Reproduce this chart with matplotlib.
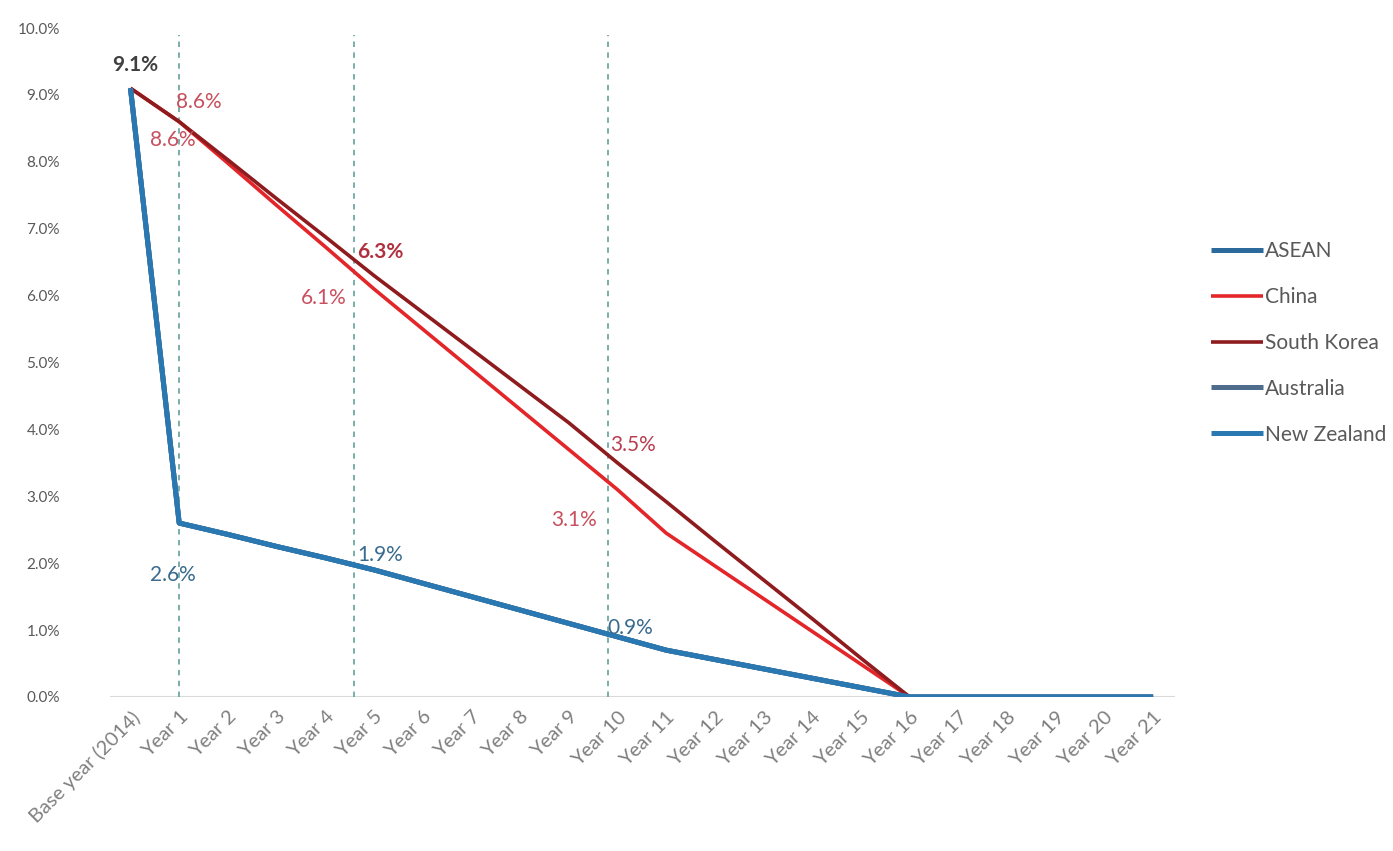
import matplotlib
matplotlib.use("Agg")
import matplotlib.pyplot as plt

categories = ["Base year (2014)"] + [f"Year {i}" for i in range(1, 22)]

asean = [9.1, 2.6, 2.43, 2.25, 2.08, 1.9, 1.7, 1.5, 1.3, 1.1, 0.9, 0.7, 0.56, 0.42, 0.28, 0.14,
         0, 0, 0, 0, 0, 0]
china = [9.1, 8.6, 7.98, 7.35, 6.73, 6.1, 5.5, 4.9, 4.3, 3.7, 3.1, 2.45, 1.96, 1.47, 0.98, 0.49,
         0, 0, 0, 0, 0, 0]
south_korea = [9.1, 8.6, 8.03, 7.45, 6.88, 6.3, 5.75, 5.2, 4.65, 4.1, 3.5, 2.92, 2.33, 1.75, 1.17, 0.58,
               0, 0, 0, 0, 0, 0]
australia = list(asean)
new_zealand = list(asean)

series_names = ["ASEAN", "China", "South Korea", "Australia", "New Zealand"]
series_values = [asean, china, south_korea, australia, new_zealand]
series_colors = ["#2B6A9B", "#E3262A", "#8E1B1E", "#4F6C8C", "#2A78B2"]
series_widths = [3.6, 2.6, 2.6, 3.6, 3.6]

yticks = [0, 1, 2, 3, 4, 5, 6, 7, 8, 9, 10]
dashed_positions = [1.0, 4.58, 9.8]

# (text, x, y, color, bold)
labels = [
    ("9.1%", 0.1, 9.45, "#404040", True),
    ("8.6%", 1.4, 8.9, "#C8505E", False),
    ("8.6%", 0.86, 8.33, "#C8505E", False),
    ("6.3%", 5.13, 6.65, "#B0303E", True),
    ("6.1%", 3.96, 5.96, "#C8505E", False),
    ("3.5%", 10.33, 3.77, "#B84050", False),
    ("3.1%", 9.1, 2.65, "#C8505E", False),
    ("2.6%", 0.86, 1.82, "#3A6B8E", False),
    ("1.9%", 5.13, 2.12, "#3A6B8E", False),
    ("0.9%", 10.27, 1.03, "#3A6B8E", False),
]

plt.rcParams["font.family"] = ["Lato", "DejaVu Sans"]

fig = plt.figure(figsize=(13.93, 8.51), dpi=100)
ax = fig.add_axes([0.079, 0.181, 0.7645, 0.786])

x = list(range(len(categories)))

for xp in dashed_positions:
    ax.plot([xp, xp], [0, 9.9], color="#6FA8A2", lw=1.3, ls=(0, (3, 3)), zorder=1)

ax.axhline(0, color="#D9D9D9", lw=1.5, zorder=0)

draw_order = [4, 3, 0, 2, 1]
handles = {}
for i in draw_order:
    h, = ax.plot(x, series_values[i], color=series_colors[i], lw=series_widths[i],
                 solid_joinstyle="round", solid_capstyle="butt", zorder=3 + i * 0.1)
    handles[i] = h

for text, lx, ly, col, bold in labels:
    ax.text(lx, ly, text, color=col, fontsize=15, ha="center", va="center",
            fontweight="bold" if bold else "normal", zorder=5)

ax.set_xlim(-0.42, 21.45)
ax.set_ylim(0, 10)
ax.set_yticks(yticks)
ax.set_yticklabels([f"{v:.1f}%" for v in yticks], color="#595959", fontsize=11)
ax.set_xticks(x)
ax.set_xticklabels(categories, rotation=45, ha="right", va="top", rotation_mode="anchor",
                   color="#808080", fontsize=14.5)
ax.tick_params(axis="both", length=0)
ax.tick_params(axis="x", pad=8)
ax.tick_params(axis="y", pad=36)
for s in ax.spines.values():
    s.set_visible(False)

leg = fig.legend([handles[i] for i in range(5)], series_names,
                 loc="center left", bbox_to_anchor=(0.856, 0.597), frameon=False,
                 fontsize=15, labelcolor="#595959", handlelength=2.5, handletextpad=0.1,
                 labelspacing=1.24)

fig.savefig("out.png", dpi=100, facecolor="white")
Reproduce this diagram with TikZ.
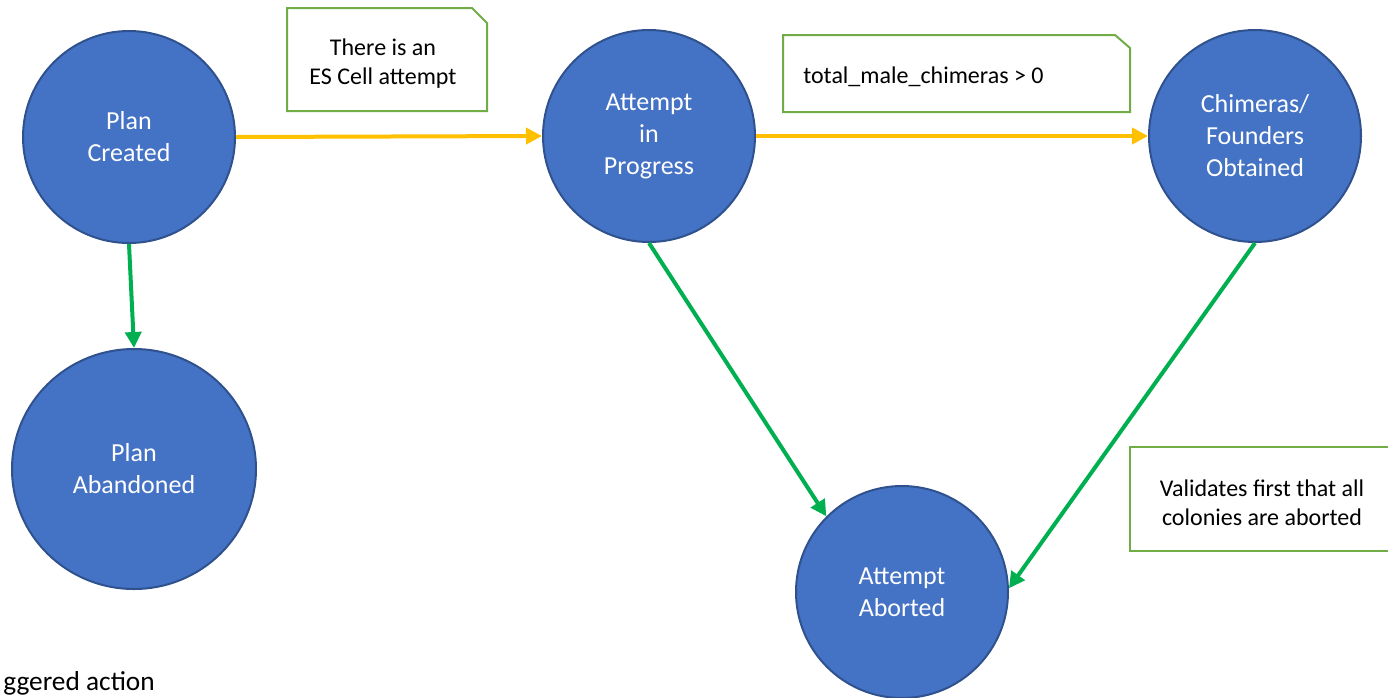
\documentclass[tikz,border=0pt]{standalone}
\usepackage{fontspec}
\setmainfont{Carlito}
\usetikzlibrary{arrows.meta,shapes.geometric,shapes.misc}

\definecolor{stateblue}{HTML}{4472C4}
\definecolor{stateedge}{HTML}{2F528F}
\definecolor{autoarrow}{HTML}{FFC000}
\definecolor{userarrow}{HTML}{00B050}
\definecolor{noteedge}{HTML}{70AD47}

\tikzset{
  state/.style={circle, fill=stateblue, draw=stateedge, line width=1.5pt,
    minimum size=159pt, inner sep=0pt, text=white, align=center,
    font=\fontsize{19.5}{24}\selectfont},
  bigstate/.style={state, ellipse, minimum width=183pt, minimum height=180pt},
  notebox/.style={draw=noteedge, fill=white, line width=1.5pt},
  notetext/.style={text=black, font=\fontsize{18}{21.75}\selectfont, inner sep=0pt},
  trans/.style={line width=3pt, -{Triangle[length=12pt, width=12pt]}},
  auto trans/.style={trans, draw=autoarrow},
  user trans/.style={trans, draw=userarrow},
}

\begin{document}
\begin{tikzpicture}[x=0.75pt, y=-0.75pt]
\useasboundingbox (0,0) rectangle (1388,697);

% states
\node[state]    (pc) at (129,137) {Plan\\Created};
\node[bigstate] (pa) at (134,469) {Plan\\Abandoned};
\node[state]    (ip) at (649,136) {\raisebox{-2pt}{\begin{tabular}{@{}c@{}}Attempt\\in\\Progress\end{tabular}}};
\node[state]    (ch) at (1255,136) {Chimeras/\\Founders\\Obtained};
\node[state]    (ab) at (902,592) {Attempt\\Aborted};

% condition notes (folded top-right corner)
\coordinate (n1) at (287,8);
\draw[notebox] (n1) -- ++(185,0) -- ++(15,15) -- ++(0,88) -- ++(-200,0) -- cycle;
\node[notetext, align=center] (t1) at (383,64) {There is an\\ES Cell attempt};

\coordinate (n2) at (783,35);
\draw[notebox] (n2) -- ++(332,0) -- ++(15,13) -- ++(0,64) -- ++(-347,0) -- cycle;
\node[notetext, anchor=west] (t2) at (803,77) {total\_male\_chimeras > 0};

\coordinate (n3) at (1130,447);
\draw[notebox] (n3) -- ++(270,0) -- ++(0,104) -- ++(-270,0) -- cycle;
\node[notetext, align=center] (t3) at (1262,503) {Validates first that all\\colonies are aborted};

% legend fragment
\node[anchor=base east, inner sep=0pt, font=\fontsize{20.5}{24}\selectfont] (lg) at (155,690) {ggered action};

% transitions
\draw[auto trans] (pc.east) -- (ip.west);
\draw[auto trans] (ip.east) -- (ch.west);
\draw[user trans] (pc.south) -- (pa.north);
\draw[user trans] (ip.south) -- (ab.135);
\draw[user trans] (ch.south) -- (ab.2);
\end{tikzpicture}
\end{document}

# [TO DO]
From the opening line of the listing above through the line bearing "new_zealand = list(asean)", repeat each line exactly. Drop every picture.

# [RESULT OF THE TASK]
Reproduce this chart with matplotlib.
import matplotlib
matplotlib.use("Agg")
import matplotlib.pyplot as plt

categories = ["Base year (2014)"] + [f"Year {i}" for i in range(1, 22)]

asean = [9.1, 2.6, 2.43, 2.25, 2.08, 1.9, 1.7, 1.5, 1.3, 1.1, 0.9, 0.7, 0.56, 0.42, 0.28, 0.14,
         0, 0, 0, 0, 0, 0]
china = [9.1, 8.6, 7.98, 7.35, 6.73, 6.1, 5.5, 4.9, 4.3, 3.7, 3.1, 2.45, 1.96, 1.47, 0.98, 0.49,
         0, 0, 0, 0, 0, 0]
south_korea = [9.1, 8.6, 8.03, 7.45, 6.88, 6.3, 5.75, 5.2, 4.65, 4.1, 3.5, 2.92, 2.33, 1.75, 1.17, 0.58,
               0, 0, 0, 0, 0, 0]
australia = list(asean)
new_zealand = list(asean)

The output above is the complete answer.